When light is incident on a photocell it usually takes about 8 to 12 ms for the change in resistance to take place, while it takes one or more seconds for the resistance to rise back again to its initial value after removal of light. This phenomenon is called as resistance recovery rate. This property is used in audio compressors.
Also, LDR’s are less sensitive than photo diodes and phototransistor. (A photo diode and a photocell (LDR) are not the same, a photo-diode is a pn junction semiconductor device that converts light to electricity, whereas a photocell is a passive device, there is no pn junction in this nor it “converts” light to electricity).
Types of Light Dependent Resistors
Based on the materials used they are classified as:
- Intrinsic photo resistors (Un doped semiconductor): These are made of pure semiconductor materials such as silicon or germanium. Electrons get excited from valance band to conduction band when photons of enough energy fall on it and number charge carriers is increased.
- Extrinsic photo resistors: These are semiconductor materials doped with impurities which are called as dopants. Theses dopants create new energy bands above the valence band which are filled with electrons. Hence this reduces the band gap and less energy is required in exciting them. Extrinsic photo resistors are generally used for long wavelengths.

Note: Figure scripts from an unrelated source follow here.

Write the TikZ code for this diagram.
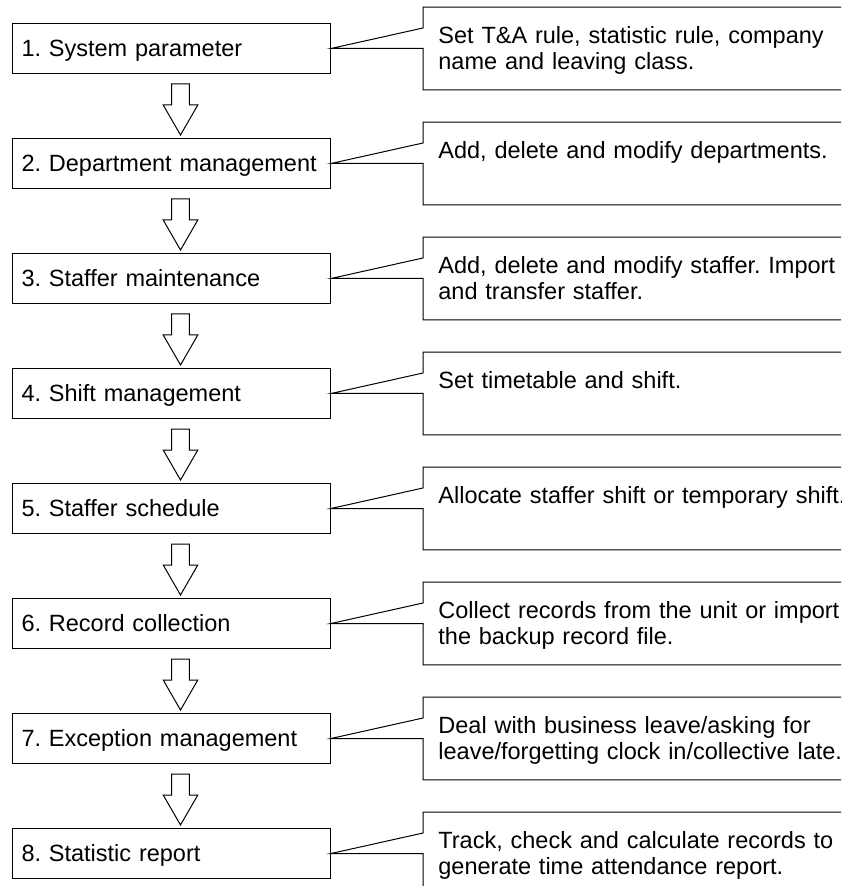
\documentclass[tikz,border=0pt]{standalone}
\usepackage{fontspec}
\setmainfont{Liberation Sans}
\usetikzlibrary{positioning,calc}

\begin{document}
\begin{tikzpicture}[
  node distance=32pt,
  font=\fontsize{11.75pt}{13pt}\selectfont\frenchspacing,
  stage/.style={draw, line width=0.5pt, minimum width=159pt, minimum height=25pt,
    text width=150pt, inner xsep=4.5pt, align=left, text height=11pt, text depth=2.6pt},
  note/.style={inner xsep=7.5pt, inner ysep=9.8pt, text width=220pt, align=left,
    text height=8.4pt, text depth=13pt},
  callout/.style={line width=0.5pt},
  hollow/.style={draw, line width=0.5pt, fill=white}
]
  \useasboundingbox (0,0) rectangle (420.5pt,-443pt);
  \clip (0,0) rectangle (420.5pt,-443pt);

  \node[stage, anchor=west] (s1) at (6pt,-24.25pt) {1. System parameter};
  \node[stage, below=of s1] (s2) {2. Department management};
  \node[stage, below=of s2] (s3) {3. Staffer maintenance};
  \node[stage, below=of s3] (s4) {4. Shift management};
  \node[stage, below=of s4] (s5) {5. Staffer schedule};
  \node[stage, below=of s5] (s6) {6. Record collection};
  \node[stage, below=of s6] (s7) {7. Exception management};
  \node[stage, below=of s7] (s8) {8. Statistic report};

  \node[note, right=46pt of s1] (n1) {Set T\&A rule, statistic rule, company\\name and leaving class.};
  \node[note, right=46pt of s2] (n2) {Add, delete and modify departments.};
  \node[note, right=46pt of s3] (n3) {Add, delete and modify staffer. Import\\and transfer staffer.};
  \node[note, right=46pt of s4] (n4) {Set timetable and shift.};
  \node[note, right=46pt of s5] (n5) {Allocate staffer shift or temporary shift.};
  \node[note, right=46pt of s6] (n6) {Collect records from the unit or import\\the backup record file.};
  \node[note, right=46pt of s7] (n7) {Deal with business leave/asking for\\leave/forgetting clock in/collective late.};
  \node[note, right=46pt of s8] (n8) {Track, check and calculate records to\\generate time attendance report.};

  % callouts
  \foreach \i in {1,...,8}
    \draw[callout] (n\i.west) -- (n\i.south west) -- (n\i.south east) -- (n\i.north east)
      -- (n\i.north west) -- ($(n\i.west)+(0,10.25pt)$) -- (s\i.east) -- cycle;

  % hollow arrows
  \foreach \i [count=\j from 2] in {1,...,7}
    \draw[hollow] ($(s\i.south)+(0.1pt,-5pt)$) -- ++(8.8pt,0) -- ++(0,-10.5pt) -- ++(4.25pt,0)
      -- ($(s\j.north)+(4.5pt,1.5pt)$) -- ($(s\i.south)+(-4.15pt,-15.5pt)$) -- ++(4.25pt,0) -- cycle;
\end{tikzpicture}
\end{document}
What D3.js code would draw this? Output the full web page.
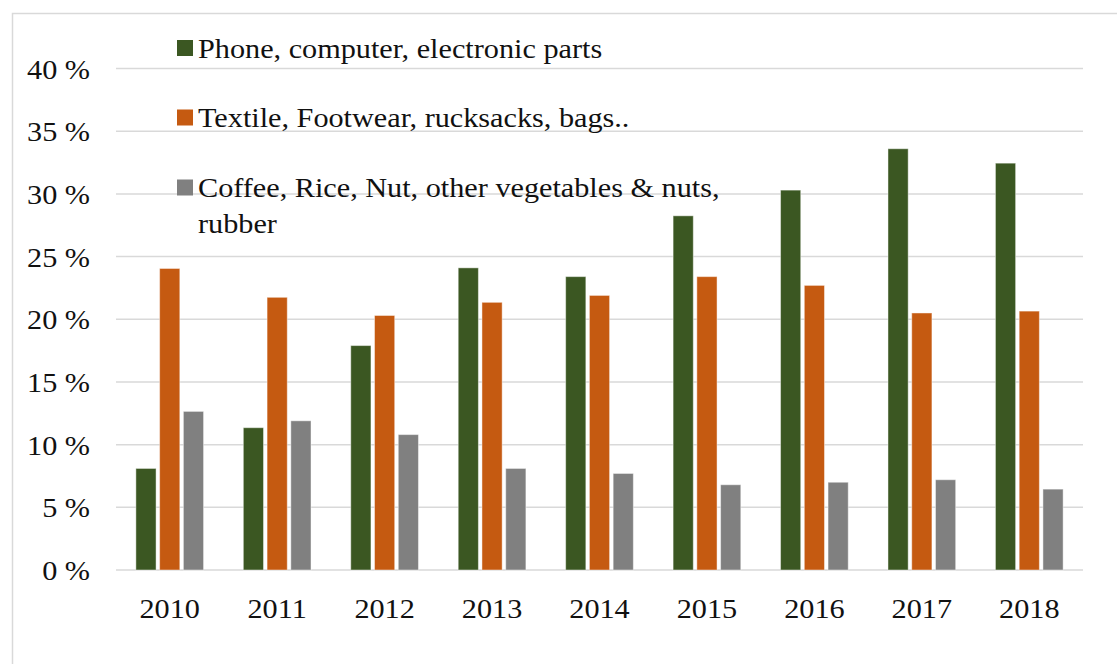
<!DOCTYPE html>
<html>
<head>
<meta charset="utf-8">
<script src="https://cdn.jsdelivr.net/npm/d3@7"></script>
<style>
  html, body { margin: 0; padding: 0; background: #fff; }
  svg { display: block; }
  svg text { font-family: "Liberation Serif", "Times New Roman", Tinos, "DejaVu Serif", serif !important; fill: #111; }
</style>
</head>
<body>
<svg id="chart" width="1117" height="664"></svg>
<script>
// Export shares by product group, 2010–2018 (percent)
const years = ["2010", "2011", "2012", "2013", "2014", "2015", "2016", "2017", "2018"];
const seriesNames = [
  "Phone, computer, electronic parts",
  "Textile, Footwear, rucksacks, bags..",
  "Coffee, Rice, Nut, other vegetables & nuts, rubber"
];
const electronics = [8.1, 11.35, 17.9, 24.1, 23.4, 28.25, 30.3, 33.6, 32.45];
const textiles    = [24.05, 21.75, 20.3, 21.35, 21.9, 23.4, 22.7, 20.5, 20.65];
const agriculture = [12.65, 11.9, 10.8, 8.1, 7.7, 6.8, 7.0, 7.2, 6.45];
const yTicks = [0, 5, 10, 15, 20, 25, 30, 35, 40];
const colors = ["#3b5722", "#c55a11", "#808080"];

const values = [electronics, textiles, agriculture];
const rows = years.map((y, i) => ({ year: y, vals: values.map(v => v[i]) }));

const svg = d3.select("#chart");
const plot = { left: 116, right: 1083, top: 68.5, bottom: 570 };
const serif = "'Liberation Serif', 'Times New Roman', Tinos, 'DejaVu Serif', serif";
const stretch = "scale(1.08,1)"; // slightly widened glyphs

// outer chart frame
svg.append("rect")
  .attr("x", 12.5).attr("y", 13.5)
  .attr("width", 1200).attr("height", 800)
  .attr("fill", "none").attr("stroke", "#d9d9d9").attr("stroke-width", 1.5);

const y = d3.scaleLinear().domain([0, 40]).range([plot.bottom, plot.top]);
const x0 = d3.scaleBand().domain(years).range([plot.left, plot.right])
  .paddingInner(0.37).paddingOuter(0.185);
const x1 = d3.scaleBand().domain(d3.range(3)).range([0, x0.bandwidth()]).paddingInner(0.15);

// horizontal gridlines
svg.append("g").selectAll("line").data(yTicks).join("line")
  .attr("x1", plot.left).attr("x2", plot.right)
  .attr("y1", d => y(d)).attr("y2", d => y(d))
  .attr("stroke", "#d9d9d9").attr("stroke-width", 1.5);

// y axis labels
const yAxis = d3.axisLeft(y).tickValues(yTicks).tickFormat(d => d + " %").tickSize(0).tickPadding(0);
const gy = svg.append("g").attr("transform", "translate(90,0)").call(yAxis)
  .attr("font-family", serif);
gy.select(".domain").remove();
gy.selectAll("text").attr("font-size", 28).attr("fill", "#111")
  .attr("dy", "0.34em").attr("transform", stretch);

// x axis labels
const xAxis = d3.axisBottom(x0).tickSize(0).tickPadding(0);
const gx = svg.append("g").attr("transform", `translate(0,${plot.bottom})`).call(xAxis)
  .attr("font-family", serif);
gx.select(".domain").remove();
gx.selectAll("text").attr("font-size", 28).attr("fill", "#111")
  .attr("dy", "1.7em").attr("transform", stretch);

// bars
const groups = svg.append("g").selectAll("g").data(rows).join("g")
  .attr("transform", d => `translate(${x0(d.year)},0)`);
groups.selectAll("rect").data(d => d.vals.map((v, k) => ({ v, k }))).join("rect")
  .attr("x", d => x1(d.k))
  .attr("width", x1.bandwidth())
  .attr("y", d => y(d.v))
  .attr("height", d => y(0) - y(d.v))
  .attr("fill", d => colors[d.k])
  .attr("stroke", "rgba(255,255,255,0.45)")
  .attr("stroke-width", 1);

// legend
const legendRows = [
  { lines: [seriesNames[0]], cy: 48 },
  { lines: [seriesNames[1]], cy: 117.5 },
  { lines: ["Coffee, Rice, Nut, other vegetables & nuts,", "rubber"], cy: 187.5 }
];
const legend = svg.append("g").attr("font-family", serif);
legendRows.forEach((r, k) => {
  legend.append("rect")
    .attr("x", 177).attr("y", r.cy - 8).attr("width", 16).attr("height", 16)
    .attr("fill", colors[k]);
  const t = legend.append("text")
    .attr("transform", `translate(198,${r.cy + 9.5}) ${stretch}`)
    .attr("font-size", 28);
  r.lines.forEach((ln, j) => {
    t.append("tspan").attr("x", 0).attr("dy", j === 0 ? 0 : 36).text(ln);
  });
});
</script>
</body>
</html>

Construction of a Photocell
The structure of a light dependent resistor consists of a light sensitive material which is deposited on an insulating substrate such as ceramic. The material is deposited in zigzag pattern in order to obtain the desired resistance and power rating. This zigzag area separates the metal deposited areas into two regions. Then the ohmic contacts are made on the either sides of the area. The resistances of these contacts should be as less as possible to make sure that the resistance mainly changes due to the effect of light only. Materials normally used are cadmium sulphide, cadmium selenide, indium antimonide and cadmium sulphonide. The use of lead and cadmium is avoided as they are harmful to the environment.
Applications of LDR
LDR’s have low cost and simple structure. They are often used as light sensors. They are used when there is a need to detect absences or presences of light like in a camera light meter. Used in street lamps, alarm clock, burglar alarm circuits, light intensity meters, for counting the packages moving on a conveyor belt, etc.